Technological advancements can be easily traced in human history — just look at TVs. What once was a bulky box on your entertainment center is now a flat panel you can mount on your wall. Even the way we consume content on our screens has changed with the rise of streaming services. Today, we’re celebrating the innovations that continue to entertain us from the comfort of our homes, as we tune into the storied history of television sets throughout the decades.
The late 1920s and 1930s
The Baird Televisor became the first television sold commercially in 1929. This early TV set was on the small side, using reflected light to create a low-resolution image the size of a postage stamp. Since then, the invention of the electric TV offered a higher resolution and was easier to mass-produce, rendering Baird’s mechanical televisions obsolete.
Then, in the mid-1930s, the Marconi 702 went on sale. A vision-only, mirror lid television, the Marconi 702 used magnetic deflection and electrostatic focusing. When switched on, the image on the horizontal 12-inch screen was reflected onto — and viewed via — the mirror on the lid of the case. At the time, it was a luxury item only the rich could afford, as it retailed for around half of the average annual salary at the time.
In 1938, His Master’s Voice (or HMV) combined both radio receiver and television together in one convenient product.
The popularity of televisions boomed in the 1940s. Due to drops in pricing, Americans were buying 100,000 TVs a week in 1949. Around this time, broadcast stations started producing TV shows based on their radio serials. And by the end of the decade, four television networks — NBC, ABC, CBS, and the now-defunct DuMont — broadcast seven days a week, establishing what we know as a primetime TV schedule.
In 1950, the first TV remote was introduced to consumers, and with the development of more TV shows and technological innovations, TVs became increasingly popular throughout the 1950s. In addition, the year 1953 saw the broadcast of the first color television system.
Companies continued to invent new technology such as the electronic remote-control switch for the RCA Victor TV in 1960. This groovy decade brought unique designs to the TV sets themselves, including versions that were integrated into mod-style home entertainment centers.

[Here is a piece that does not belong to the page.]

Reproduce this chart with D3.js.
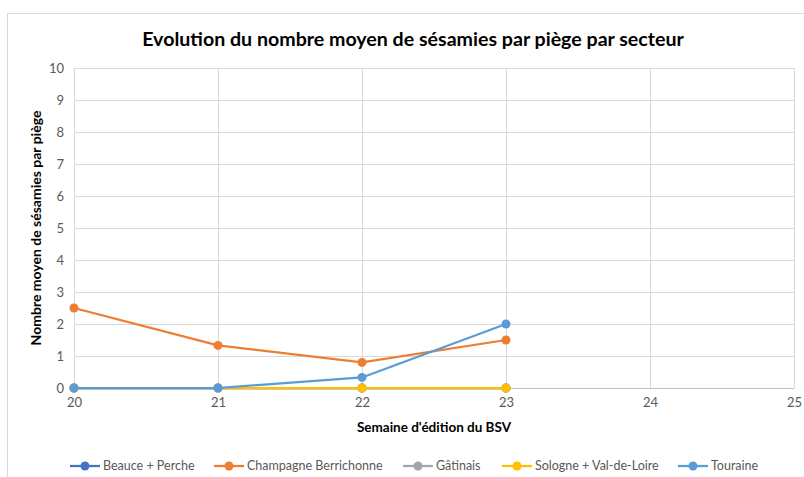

With the rise of color television, price drops on black-and-white TVs meant households could afford more than one set in the 1970s. In 1976, the Sinclair Microvision was released, offering portable television to consumers for the first time.
The 1980s and 1990s
No longer a hot commodity at this point, TVs have become a staple in most homes’ entertainment spaces by the 1980s and ’90s. At the start of 1993, 98 percent of American households owned at least one TV set, with 64 percent owning two or more.
High definition replaces standard definition. In 2005, flatscreen TVs and HDTVs were introduced for the first time, although they were largely an expense most people couldn’t afford. That said, in the following year, they became more affordable and quickly began to replace the box television sets of yore.
And from 2007 through the end of the decade, smart TVs offered a combination of both traditional media and a growing variety of streaming services.
The 2010s and 2020s
The first 3D TV was introduced in 2010, spurred by popular 3D blockbusters of the time, like James Cameron’s Avatar. Streaming services and their mobile versions have changed the way people interact with screens in the 2010s. In other words, a person no longer needs a television set now to watch and enjoy TV.
By now, you’ve probably heard of 4K TVs and have, at this point, realized they are anything but a fad. First released by LG in 2012, 4K Ultra HD TVs have dethroned 1080p “Full HD” sets for some time now with more broadcast television networks offering 4K resolution at an increasing rate — and there’s even 8K programming on the horizon. If 4K HD Blu Rays and 4K HD streaming content are any indication, 4K programming is here to stay.